I’m very much in love with this particular world. I’m not that enamored with the people, I’ll tell you that. My students always ask me about who I hang out with. They ask, “Who are your friends?” And I say, “You guys.” I only hang out with my students, that’s it.


They are blown away by that, but I’m telling the truth. No, I don't hang out with other writers. I stopped doing that a long time ago because it’s a little tough, especially in New York. People are busy and stuff. Plus I love talking to my students. I want to be around people whose curiosity is still taking incredible shape, and my students are so inspiring. I go to workshop and we talk about poetry. It’s the only time I talk about poetry anymore.
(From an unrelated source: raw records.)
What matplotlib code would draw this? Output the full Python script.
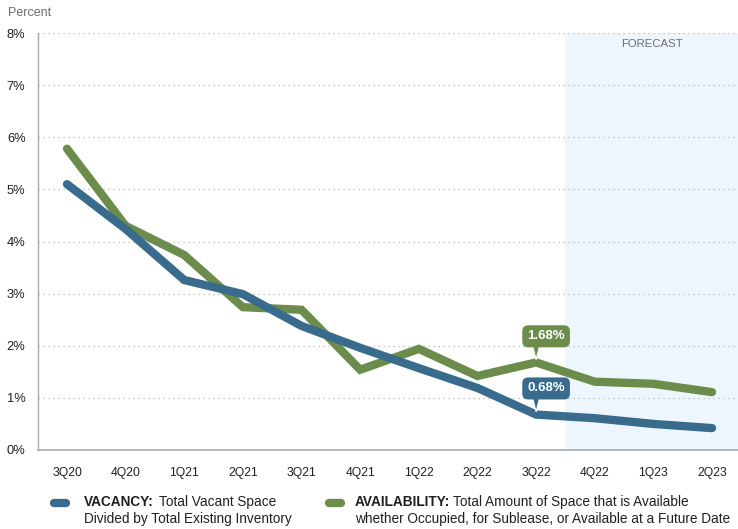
import matplotlib.pyplot as plt
from matplotlib.lines import Line2D

plt.rcParams['font.family'] = ['Liberation Sans', 'DejaVu Sans']

quarters = ['3Q20', '4Q20', '1Q21', '2Q21', '3Q21', '4Q21', '1Q22', '2Q22', '3Q22', '4Q22', '1Q23', '2Q23']
vacancy = [5.10, 4.24, 3.26, 2.99, 2.38, 1.96, 1.57, 1.19, 0.68, 0.61, 0.50, 0.42]
availability = [5.78, 4.30, 3.74, 2.74, 2.69, 1.54, 1.94, 1.42, 1.68, 1.31, 1.27, 1.11]
y_ticks = [0, 1, 2, 3, 4, 5, 6, 7, 8]
forecast_start = 8.5

blue = '#386b8c'
green = '#6b8c4a'

fig = plt.figure(figsize=(7.38, 5.29), dpi=100)
ax = fig.add_axes([38 / 738, 1 - 450 / 529, 1 - 38 / 738, (450 - 33) / 529])

x = list(range(len(quarters)))

# forecast shading
ax.axvspan(forecast_start, 20, color='#eef6fd', zorder=0, lw=0)
ax.text(9.98, 7.88, 'FORECAST', ha='center', va='top', fontsize=8.2, color='#6d6e71')

# grid
for t in y_ticks[1:]:
    ax.axhline(t, color='#b5b5b5', lw=0.9, ls=(0, (1, 3)), zorder=1)

ax.plot(x, availability, color=green, lw=6, solid_capstyle='round', solid_joinstyle='miter', zorder=3)
ax.plot(x, vacancy, color=blue, lw=6, solid_capstyle='round', solid_joinstyle='miter', zorder=4)

# callouts
for vals, col in [(availability, green), (vacancy, blue)]:
    i = 8
    ax.annotate('', xy=(i, vals[i]), xytext=(0, 15), textcoords='offset points',
                arrowprops=dict(arrowstyle='wedge,tail_width=0.55', color=col, lw=0.8, ec='white'),
                zorder=5)
    ax.annotate(f'{vals[i]:.2f}%', xy=(i, vals[i]), xytext=(7.2, 18.8), textcoords='offset points',
                ha='center', va='center', fontsize=9.5, fontweight='bold', color='white',
                bbox=dict(boxstyle='round,pad=0.38,rounding_size=0.45', fc=col, ec='none'), zorder=6)

ax.set_xlim(-0.4946, 11.443)
ax.set_ylim(0, 8)
ax.set_xticks(x)
ax.set_xticklabels(quarters)
ax.set_yticks(y_ticks)
ax.set_yticklabels([f'{t}%' for t in y_ticks])
ax.tick_params(axis='both', length=0, labelsize=8.7, colors='#231f20')
ax.tick_params(axis='x', pad=12)
ax.tick_params(axis='y', pad=9, labelsize=9.3)
for s in ['top', 'right']:
    ax.spines[s].set_visible(False)
ax.spines['left'].set_color('#a7a9ac')
ax.spines['bottom'].set_color('#a7a9ac')
ax.spines['left'].set_linewidth(1.0)
ax.spines['bottom'].set_linewidth(1.2)

fig.text(8 / 738, 1 - 13 / 529, 'Percent', fontsize=9, color='#6d6e71', va='center')

# legend
fig.add_artist(Line2D([54 / 738, 66 / 738], [1 - 503 / 529] * 2, color=blue, lw=6,
                      solid_capstyle='round', transform=fig.transFigure))
fig.add_artist(Line2D([329 / 738, 341 / 738], [1 - 503 / 529] * 2, color=green, lw=6,
                      solid_capstyle='round', transform=fig.transFigure))

fig.canvas.draw()
renderer = fig.canvas.get_renderer()


def legend_entry(x0, bold, rest, line2, gap):
    t = fig.text(x0, 1 - 502 / 529, bold, fontsize=9.8, fontweight='bold', color='#231f20', va='center')
    bb = t.get_window_extent(renderer)
    fig.text(bb.x1 / fig.bbox.width + gap / 738, 1 - 502 / 529, rest, fontsize=9.8, color='#231f20', va='center')
    fig.text(x0, 1 - 519 / 529, line2, fontsize=9.8, color='#231f20', va='center')


legend_entry(84 / 738, 'VACANCY:', 'Total Vacant Space', 'Divided by Total Existing Inventory', 5)
legend_entry(355 / 738, 'AVAILABILITY:', 'Total Amount of Space that is Available',
             'whether Occupied, for Sublease, or Available at a Future Date', 3)

fig.savefig('out.png', dpi=100)
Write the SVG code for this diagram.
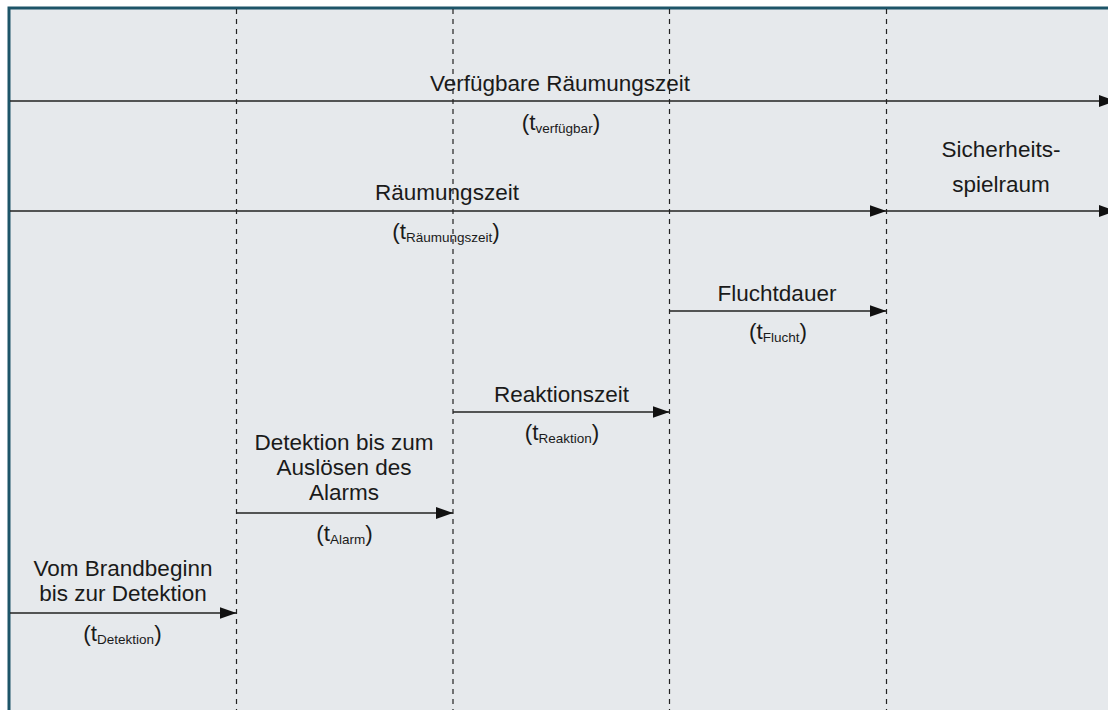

I tell my students, "Talk about poetry now because when you leave here, you’re not going to find many opportunities." And some students come back years after graduation and they say, “You were right.”

Eduardo C. Corral is my best friend, so he’s one of the few professional writers I talk to on a regular basis. Other than him, I prefer to talk to my students. That energy is still there and every time we workshop I feel like something incredibly special is happening. This world of language is still very much alive in my students and it has so much potential. I want to continue to be a part of it.